Adwa Victory: Dawn of Independent Africa: A Legacy Reborn

3 Hrs Ago 12
Adwa Victory:  Dawn of Independent Africa: A Legacy Reborn

By: Staff Editor

In the heart of Africa’s storied past, the Victory of Adwa stands as a blazing torch—a testament to the unyielding unity of the past who refused to bow. This was no ordinary triumph; it was the roar of a continent declaring that freedom is not given, but seized through blood, sweat, and unbreakable resolve. When the world doubted, Adwa answered: chains are meant to be shattered, and dignity reclaimed.

Adwa was more than a battle won. It was a symphony of hearts beating as one—farmers and warriors, elders and youth—all weaving their courage into a tapestry of liberation. It shattered the shackles of contempt that had bound Black souls across oceans and generations. Here, beneath Ethiopia’s skies, a fractured world witnessed the birth of a truth: oppression trembles when a people rise, not as fragments, but as an unshakable mountain.

This victory did not merely echo across hills and valleys; it ignited a fire in the darkest corners of the earth. To those drowning in the silence of slavery, Adwa whispered, “You are not forgotten.” To the colonized, it thundered, “You are not destined to kneel.” It taught humanity that freedom is a seed watered by sacrifice, and justice a fruit borne only by hands calloused from struggle.

Adwa’s light pierced the veil of lies spun by empires.

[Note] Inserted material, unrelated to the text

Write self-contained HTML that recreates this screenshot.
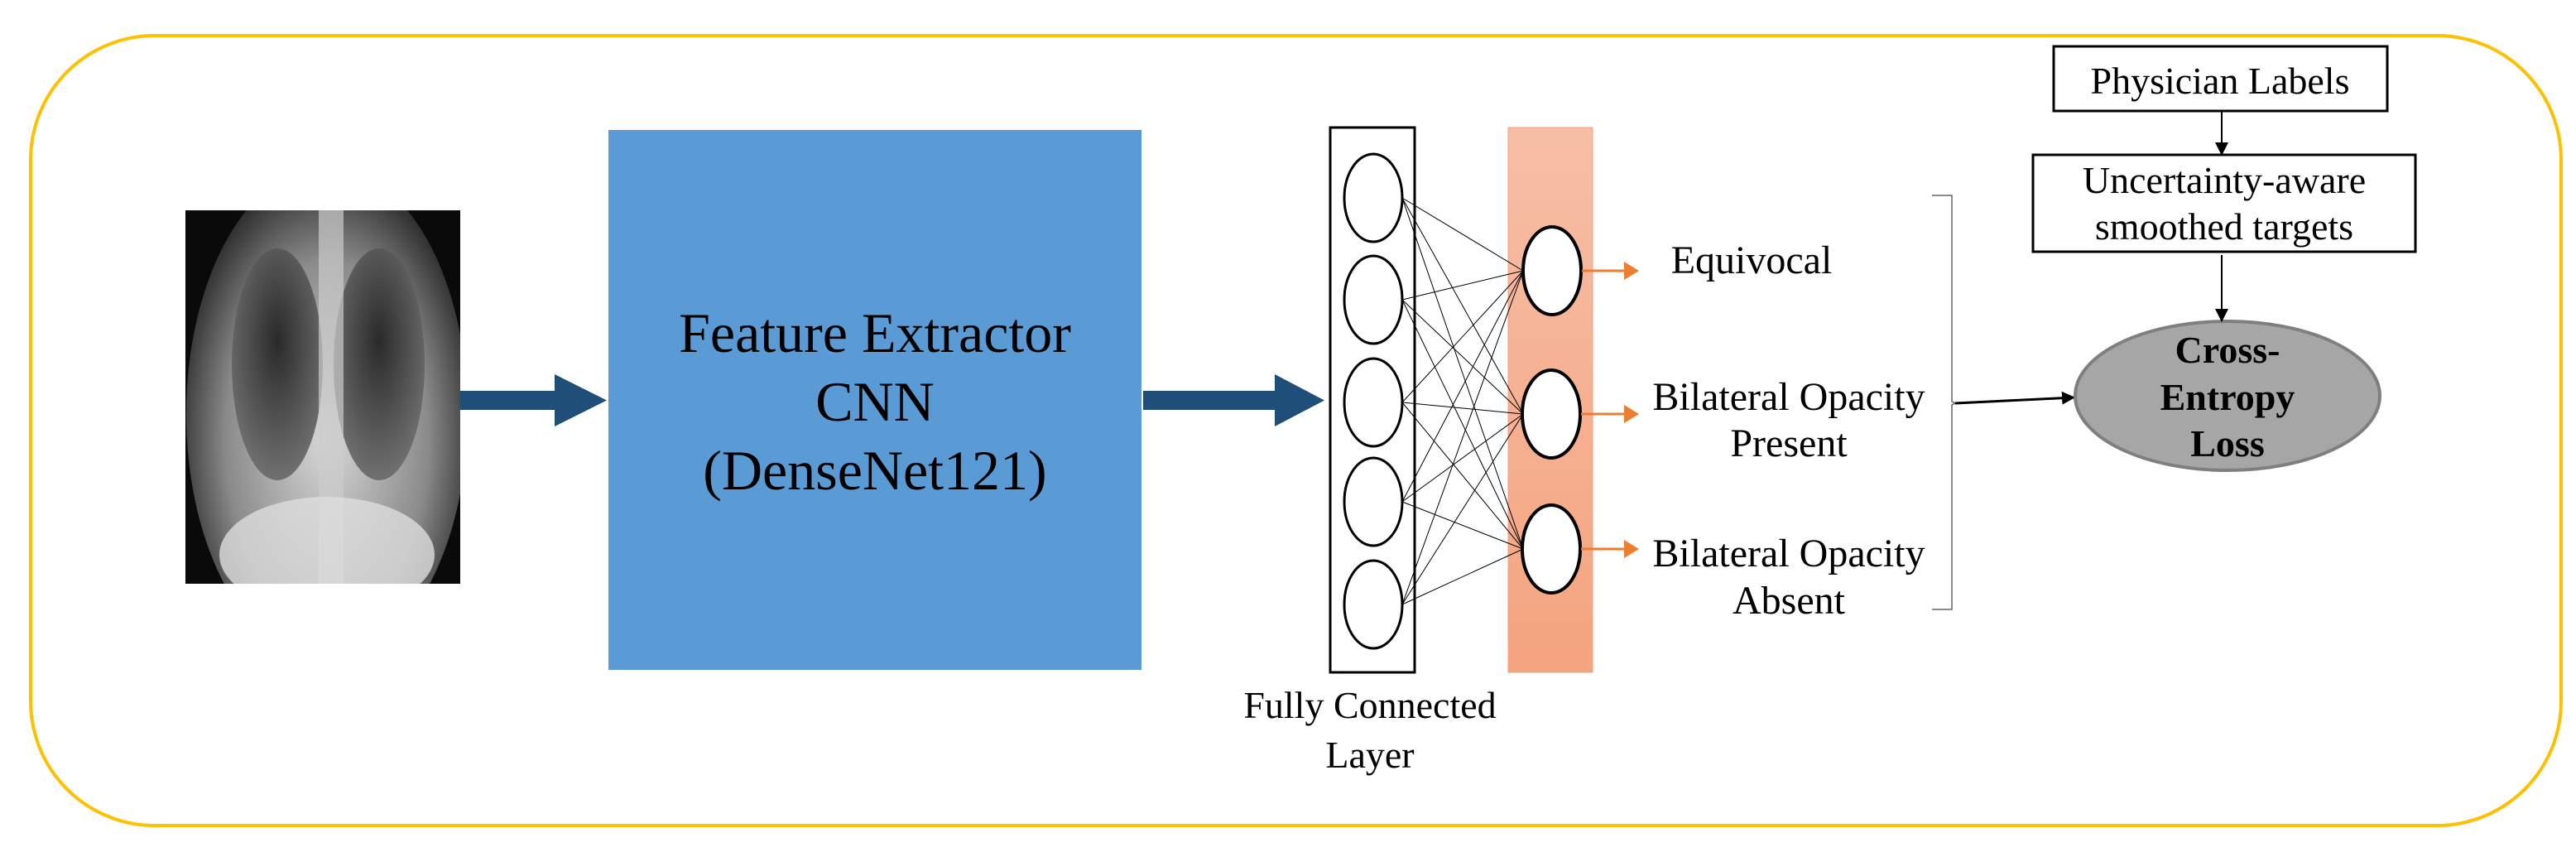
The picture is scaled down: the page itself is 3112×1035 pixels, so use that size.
<!DOCTYPE html>
<html><head><meta charset="utf-8"><style>
body{margin:0;background:#fff}
text{font-family:"Liberation Serif","DejaVu Serif","Times New Roman",serif;fill:#000}
</style></head><body>
<svg width="3112" height="1030" viewBox="0 0 3112 1030" xmlns="http://www.w3.org/2000/svg" font-family="Liberation Serif, DejaVu Serif, serif">
<defs>
<linearGradient id="og" x1="0" y1="0" x2="0" y2="1"><stop offset="0" stop-color="#F7BEA6"/><stop offset="1" stop-color="#F4A47F"/></linearGradient>
<radialGradient id="body" cx="0.5" cy="0.55" r="0.6"><stop offset="0" stop-color="#d8d8d8"/><stop offset="0.6" stop-color="#8a8a8a"/><stop offset="1" stop-color="#111"/></radialGradient>
<radialGradient id="lung" cx="0.5" cy="0.4" r="0.6"><stop offset="0" stop-color="#2a2a2a"/><stop offset="1" stop-color="#707070"/></radialGradient>
<clipPath id="xc"><rect x="224" y="254" width="332" height="451"/></clipPath>
<marker id="ah" markerWidth="12" markerHeight="12" refX="11" refY="6" orient="auto" markerUnits="userSpaceOnUse" viewBox="0 0 12 12"><path d="M0,0 L12,6 L0,12z" fill="#000"/></marker>
<marker id="ah2" markerWidth="16" markerHeight="16" refX="15" refY="8" orient="auto" markerUnits="userSpaceOnUse" viewBox="0 0 16 16"><path d="M0,0 L16,8 L0,16z" fill="#000"/></marker>
</defs>
<rect x="37" y="43" width="3057" height="954" rx="150" ry="150" fill="none" stroke="#FFC000" stroke-width="4"/>
<g clip-path="url(#xc)">
<rect x="224" y="254" width="332" height="451" fill="#0a0a0a"/>
<ellipse cx="395" cy="500" rx="170" ry="300" fill="url(#body)"/>
<ellipse cx="335" cy="440" rx="55" ry="140" fill="url(#lung)"/>
<ellipse cx="458" cy="440" rx="55" ry="140" fill="url(#lung)"/>
<rect x="385" y="254" width="30" height="451" fill="#ccc" opacity="0.7"/>
<ellipse cx="395" cy="670" rx="130" ry="70" fill="#ddd" opacity="0.8"/>
</g>
<path d="M556,472 H670 V452 L733,483.5 L670,515 V495 H556z" fill="#1F4E79"/>
<rect x="735" y="157" width="644" height="652" fill="#5B9BD5"/>
<text x="1057" y="425" font-size="68" text-anchor="middle">Feature Extractor</text>
<text x="1057" y="508" font-size="68" text-anchor="middle">CNN</text>
<text x="1057" y="591" font-size="68" text-anchor="middle">(DenseNet121)</text>
<path d="M1381,472 H1540 V452 L1600,483.5 L1540,515 V495 H1381z" fill="#1F4E79"/>
<rect x="1607" y="154" width="102" height="658" fill="#fff" stroke="#000" stroke-width="3"/>
<rect x="1822" y="154" width="102" height="658" fill="url(#og)" stroke="#F0A080" stroke-width="1"/>
<g stroke="#000" stroke-width="1">
<line x1="1694" y1="239" x2="1840" y2="327"/><line x1="1694" y1="239" x2="1840" y2="500"/><line x1="1694" y1="239" x2="1840" y2="663"/>
<line x1="1694" y1="362" x2="1840" y2="327"/><line x1="1694" y1="362" x2="1840" y2="500"/><line x1="1694" y1="362" x2="1840" y2="663"/>
<line x1="1694" y1="486" x2="1840" y2="327"/><line x1="1694" y1="486" x2="1840" y2="500"/><line x1="1694" y1="486" x2="1840" y2="663"/>
<line x1="1694" y1="606" x2="1840" y2="327"/><line x1="1694" y1="606" x2="1840" y2="500"/><line x1="1694" y1="606" x2="1840" y2="663"/>
<line x1="1694" y1="730" x2="1840" y2="327"/><line x1="1694" y1="730" x2="1840" y2="500"/><line x1="1694" y1="730" x2="1840" y2="663"/>
</g>
<g fill="#fff" stroke="#000" stroke-width="3">
<ellipse cx="1659" cy="239" rx="35" ry="53"/><ellipse cx="1659" cy="362" rx="35" ry="53"/><ellipse cx="1659" cy="486" rx="35" ry="53"/><ellipse cx="1659" cy="606" rx="35" ry="53"/><ellipse cx="1659" cy="730" rx="35" ry="53"/>
<ellipse cx="1875" cy="327" rx="35" ry="53" stroke-width="4"/><ellipse cx="1874" cy="500" rx="35" ry="53" stroke-width="4"/><ellipse cx="1874" cy="663" rx="35" ry="53" stroke-width="4"/>
</g>
<g stroke="#ED7D31" stroke-width="3" fill="#ED7D31">
<line x1="1911" y1="327" x2="1966" y2="327"/><path d="M1962,316 L1980,327 L1962,338z" stroke="none"/>
<line x1="1910" y1="500" x2="1966" y2="500"/><path d="M1962,489 L1980,500 L1962,511z" stroke="none"/>
<line x1="1910" y1="663" x2="1966" y2="663"/><path d="M1962,652 L1980,663 L1962,674z" stroke="none"/>
</g>
<text x="2116" y="330" font-size="48" text-anchor="middle">Equivocal</text>
<text x="2161" y="495" font-size="48" text-anchor="middle">Bilateral Opacity</text>
<text x="2161" y="551" font-size="48" text-anchor="middle">Present</text>
<text x="2161" y="684" font-size="48" text-anchor="middle">Bilateral Opacity</text>
<text x="2161" y="741" font-size="48" text-anchor="middle">Absent</text>
<text x="1655" y="867" font-size="46" text-anchor="middle">Fully Connected</text>
<text x="1655" y="927" font-size="46" text-anchor="middle">Layer</text>
<path d="M2334,236 H2358 V485 L2362,487 L2358,489 V736 H2334" fill="none" stroke="#666" stroke-width="1.5"/>
<line x1="2362" y1="487" x2="2506" y2="480" stroke="#000" stroke-width="3" marker-end="url(#ah2)"/>
<ellipse cx="2691" cy="478" rx="184" ry="90" fill="#A6A6A6" stroke="#7F7F7F" stroke-width="4"/>
<text x="2691" y="438" font-size="46" font-weight="bold" text-anchor="middle">Cross-</text>
<text x="2691" y="495" font-size="46" font-weight="bold" text-anchor="middle">Entropy</text>
<text x="2691" y="551" font-size="46" font-weight="bold" text-anchor="middle">Loss</text>
<rect x="2481" y="56" width="403" height="78" fill="#fff" stroke="#000" stroke-width="3"/>
<text x="2682" y="113" font-size="46" text-anchor="middle">Physician Labels</text>
<line x1="2684" y1="134" x2="2684" y2="187" stroke="#000" stroke-width="2" marker-end="url(#ah2)"/>
<rect x="2456" y="187" width="462" height="117" fill="#fff" stroke="#000" stroke-width="3"/>
<text x="2687" y="233" font-size="46" text-anchor="middle">Uncertainty-aware</text>
<text x="2687" y="289" font-size="46" text-anchor="middle">smoothed targets</text>
<line x1="2684" y1="308" x2="2684" y2="388" stroke="#000" stroke-width="2" marker-end="url(#ah2)"/>
</svg>
</body></html>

No longer could the world paint Africa as a passive specter of poverty. Here was proof: Blackness is not a curse, but a crown. A people who could turn spears into scythes to harvest their destiny.  People who wore resilience as armor and unity as their anthem.

But Adwa’s legacy does not rest in the annals of history alone. Today, its spirit stirs anew. Though colonialism now dons tailored suits and hollow promises, its shadows linger—in stolen resources, in borders drawn with greed, in systems that whisper, “You are not enough.”* Yet Africa knows better. Our soils are rich with the bones of ancestors who dreamed of this day: a day when we reclaim not just land, but the right to sculpt our tomorrow. 

The call is clear. We must rise, not as fragments, but as a constellation. Let the sweat of our labor irrigate fields of innovation. Let our hands, once chained, now build cities that kiss the skies- just the way Addis Ababa right now is experiencing. Let our voices, harmonized in the tongue of liberation, drown out the cacophony of exploitation. This is not fantasy—it is the unfinished symphony of Adwa.

To the next generation, we bequeath this truth: Freedom is not a relic. It is a flame, passed from palm to palm, era to era. You are the heirs of warriors who stared down empires and said, “No more.” Wear their courage as your skin. Let their blood sing in your veins. Together, we will forge a future where the chains of the past are melted into the steel of progress—a future where Africa is not a beggar at the world’s table, but an architect of its destiny.